他に、8月にナイアガラの滝ツアー中に中国人女性が警官に殴打され、反米感情民族主義的抗議が巨大化した事件もあった。著者たちは、こうした吹き上がりに対しても、冷静で皮肉の利いたコメントをしている。


最後に、日本でも中国市場に対する注目が高まっているが、「新富」つまり「ニューリッチ」という新語に対する解説を見てみよう。

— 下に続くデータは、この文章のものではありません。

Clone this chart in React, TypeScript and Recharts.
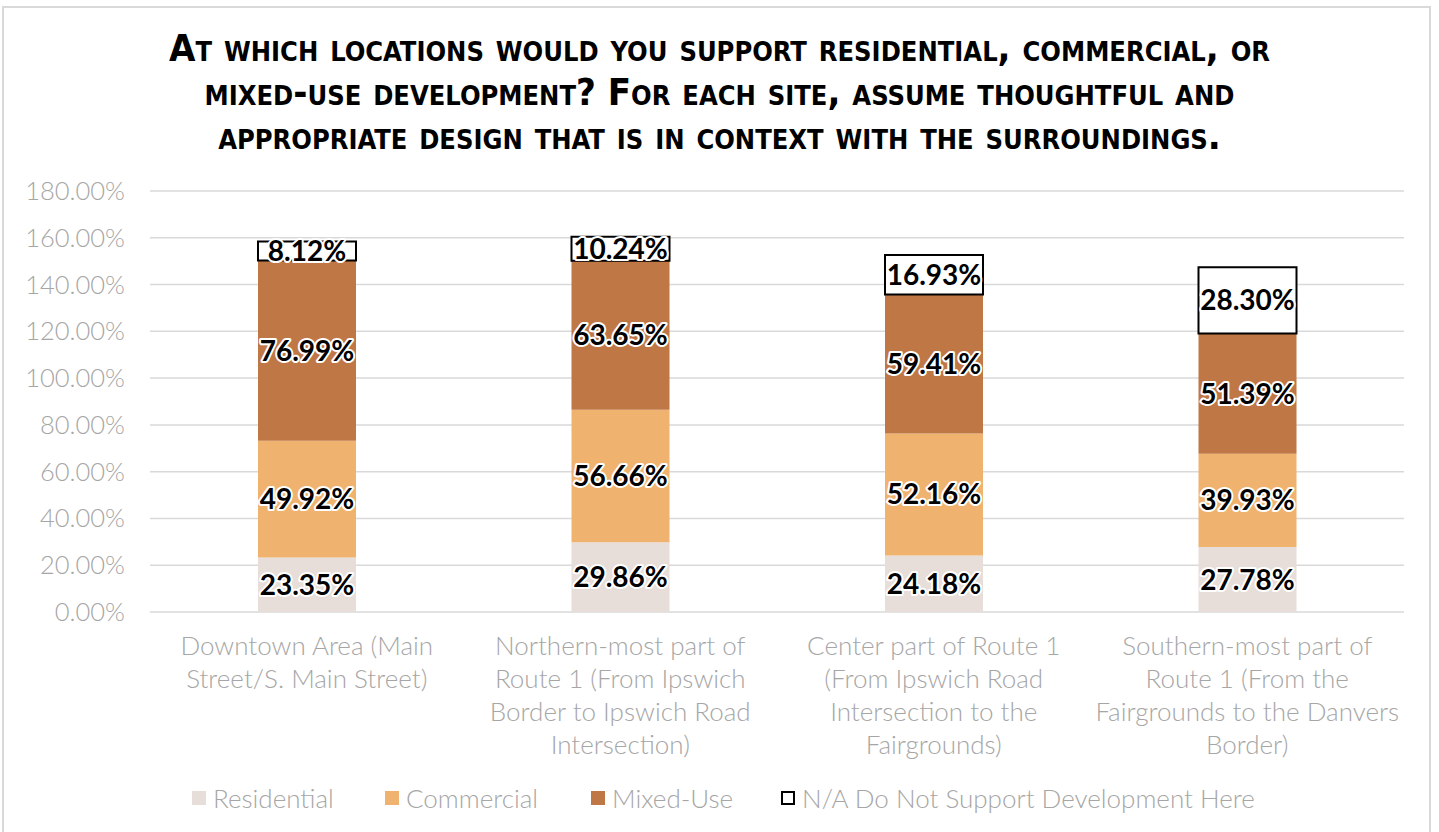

「ニューリッチは訳が分からぬ概念だ。世帯月収が5000元以上というが、この金額は上海・北京では衣食に困らないラインをなんとか上回る程度である。自分の不動産を所有しているといっても、ほとんどがローン払いである。金融資産を持っているといっても、数枚の株券とキャッシュカードに毎月残される雀の涙程度の貯蓄だけである。自家用車を持っていても大多数はフォルクスワーゲンのボロに過ぎない。【中略】彼らはみな大学を卒業したてで、9時5時で懸命に汗を流して働き、毎月の家賃とローンで四苦八苦しているというのに、彼らを“リッチ”だと言いたてる者が出てきたのだ」(254)。


こうした本が訳出されるのは、両国の知的な交流にとって非常に有用であると思う。扱われている対象の多くは「サブカルチャー」だが、全体的に文芸・芸術の伝統というか、ハイカルチャーの香りが漂っている点は中国らしい。情報量が多い上に、読み物としても楽しい一冊である。